Intolerance, Liberalism, Dissent, and the Arrogance of Power

One cannot be an Indian & stay insulated from the happenings that are tearing my country apart currently. To say that this deep divisiveness is unprecedented in India’s history or wholly unexpected, is to be na├»ve or deliberately ignorant. Starting from the Partition, to the Khalistan Movement, the Mandal Commission agitation, the demolition of the Babri Masjid, to the Godhra massacre, our checkered history has more stains than stars. Nor are these incidents such that they can be easily pushed under the rug of a distant past – party workers hacking members of rival parties to death, point blank shootings of critiques of Hinduism, calls for purging Mumbai of non-marathis, destruction of entire belts of Dalit villages in Haryana, rape & abduction of Hindu girls in Assam & WB – these incidents have continued to dot the pages of our national & regional dailies. It would be a matter of individual ideology & also depend on which data one would be likely to refer to in order to argue for or against the allegation that we are becoming more intolerant under the current government.
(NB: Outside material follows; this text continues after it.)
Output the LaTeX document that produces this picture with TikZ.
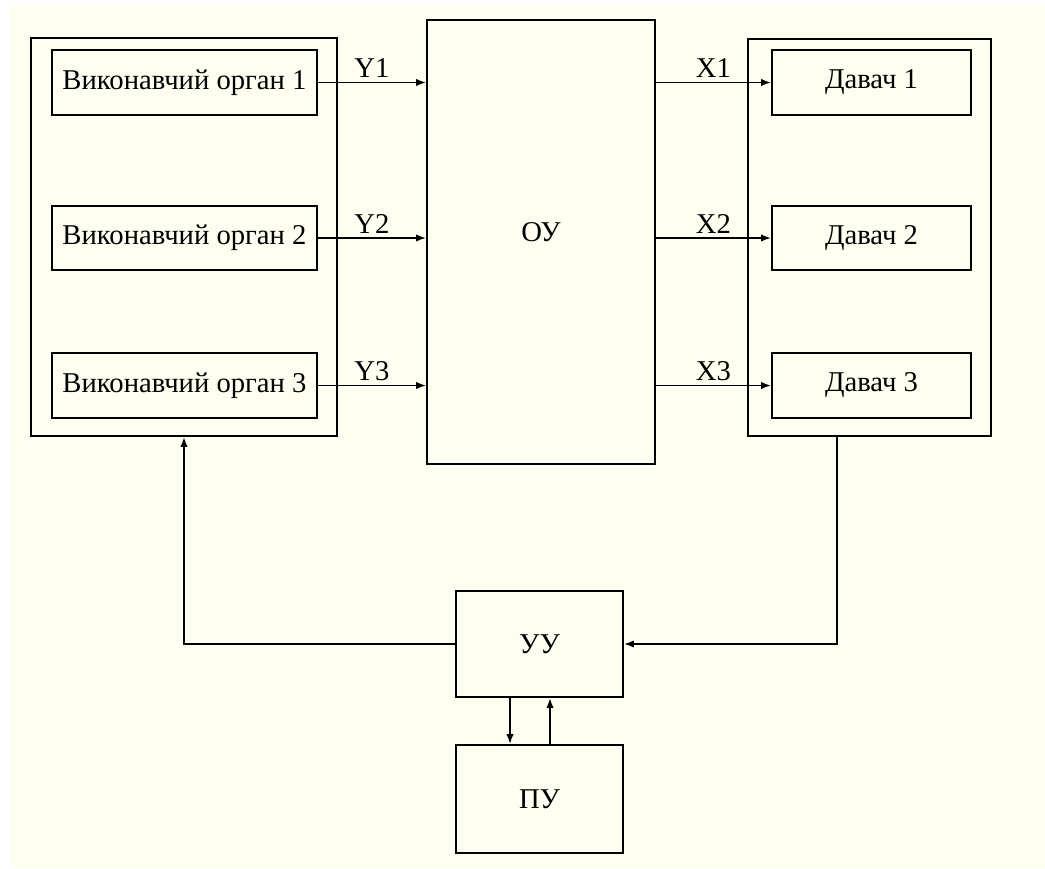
\documentclass[tikz,border=0pt]{standalone}
\usepackage{fontspec}
\setmainfont{Liberation Serif}
\usetikzlibrary{arrows.meta}
\definecolor{ivory}{RGB}{254,254,241}
\begin{document}
\begin{tikzpicture}[x=0.75pt, y=-0.75pt,
  every node/.style={font=\fontsize{21.5}{24}\selectfont},
  dims/.style 2 args={minimum width=#1*0.75pt, minimum height=#2*0.75pt},
  block/.style={rectangle, draw, line width=1.3pt, inner sep=0pt},
  sig/.style={line width=1.3pt, -{Latex[length=7.5pt,width=5.5pt]}},
  lab/.style={above, inner sep=3pt}]

  \useasboundingbox (0,0) rectangle (1045,868);
  \fill[white] (0,0) rectangle (1045,868);
  \fill[ivory] (10,6) rectangle (1045,868);

  \node[block, dims={306}{398}] (vo) at (184,237) {};
  \node[block, dims={265}{65}] (vo1) at (184.5,82.5) {Виконавчий орган 1};
  \node[block, dims={265}{64}] (vo2) at (184.5,238) {Виконавчий орган 2};
  \node[block, dims={265}{65}] (vo3) at (184.5,385.5) {Виконавчий орган 3};

  \node[block, dims={228}{444},
        label={[yshift=7.5pt]center:ОУ}] (ou) at (541,242) {};

  \node[block, dims={243}{397}] (dv) at (869.5,237.5) {};
  \node[block, dims={199}{65}] (d1) at (871.5,82.5) {Давач 1};
  \node[block, dims={199}{64}] (d2) at (871.5,238) {Давач 2};
  \node[block, dims={199}{65}] (d3) at (871.5,385.5) {Давач 3};

  \node[block, dims={167}{106}] (uu) at (539.5,644) {УУ};
  \node[block, dims={167}{108}] (pu) at (539.5,799) {ПУ};

  \coordinate (fb) at (837,0);
  \coordinate (dn) at (510,0);
  \coordinate (up) at (550,0);

  \draw[sig] (vo1.east) -- (vo1.east -| ou.west) node[lab, midway] {Y1};
  \draw[sig] (vo2.east) -- (vo2.east -| ou.west) node[lab, midway] {Y2};
  \draw[sig] (vo3.east) -- (vo3.east -| ou.west) node[lab, midway] {Y3};

  \draw[sig] (d1.west -| ou.east) -- (d1.west) node[lab, midway] {X1};
  \draw[sig] (d2.west -| ou.east) -- (d2.west) node[lab, midway] {X2};
  \draw[sig] (d3.west -| ou.east) -- (d3.west) node[lab, midway] {X3};

  \draw[sig] (dv.south -| fb) |- (uu.east);
  \draw[sig] (uu.west) -| (vo.south);
  \draw[sig] (uu.south -| dn) -- (pu.north -| dn);
  \draw[sig] (pu.north -| up) -- (uu.south -| up);
\end{tikzpicture}
\end{document}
It is no secret that Liberals & intellectuals across the country openly mourned that “the fascists have won” when the BJP won a landslide victory in 2014. Nor can one blame them entirely -- that Mr Modi is cut from a very different cloth than the previous BJP PM Mr AB Vajpayee was quite apparent to all. Modi’s pedigree as a RSS stalwart who has made his way up the ranks of the party was proudly touted in his tenure as Gujarat CM & his pre-election campaign. His past record during the Godhra riots, completely unapologetic stance in its aftermath, and aura of arrogance, didn’t win him many friends. While his promised mandate to the electorate was reforms, minimum governance, and boost to manufacturing, little or no profress has been made on either of these areas. Economists like Swaminathan Ankleshwar Aiyer today lament that Modi has shown none of the Capitalist-minded reforms that many Liberals feared. Instead, turning on the TV these days means witnessing yet another public spat between the BJP & Kejriwal/Rahul Gandhi, or listening to obnoxious & utterly shameful pronouncements from minor BJP leaders & supporters. One’s heart goes out to BJP spokespersons like Nalin Kohli or Sambit Patra who are called upon every evening on primetime TV debate to defend the callous and insensitive remarks of their party colleagues. One thing is amply clear – the quality of public discourse in India is abysmal & belongs to the gutter. One needs only to follow/participate in such debates on Twitter (I’ve recently become quite active) to discover new & colourful abuse at the hands of the trolls – largely from Right Wing supporters.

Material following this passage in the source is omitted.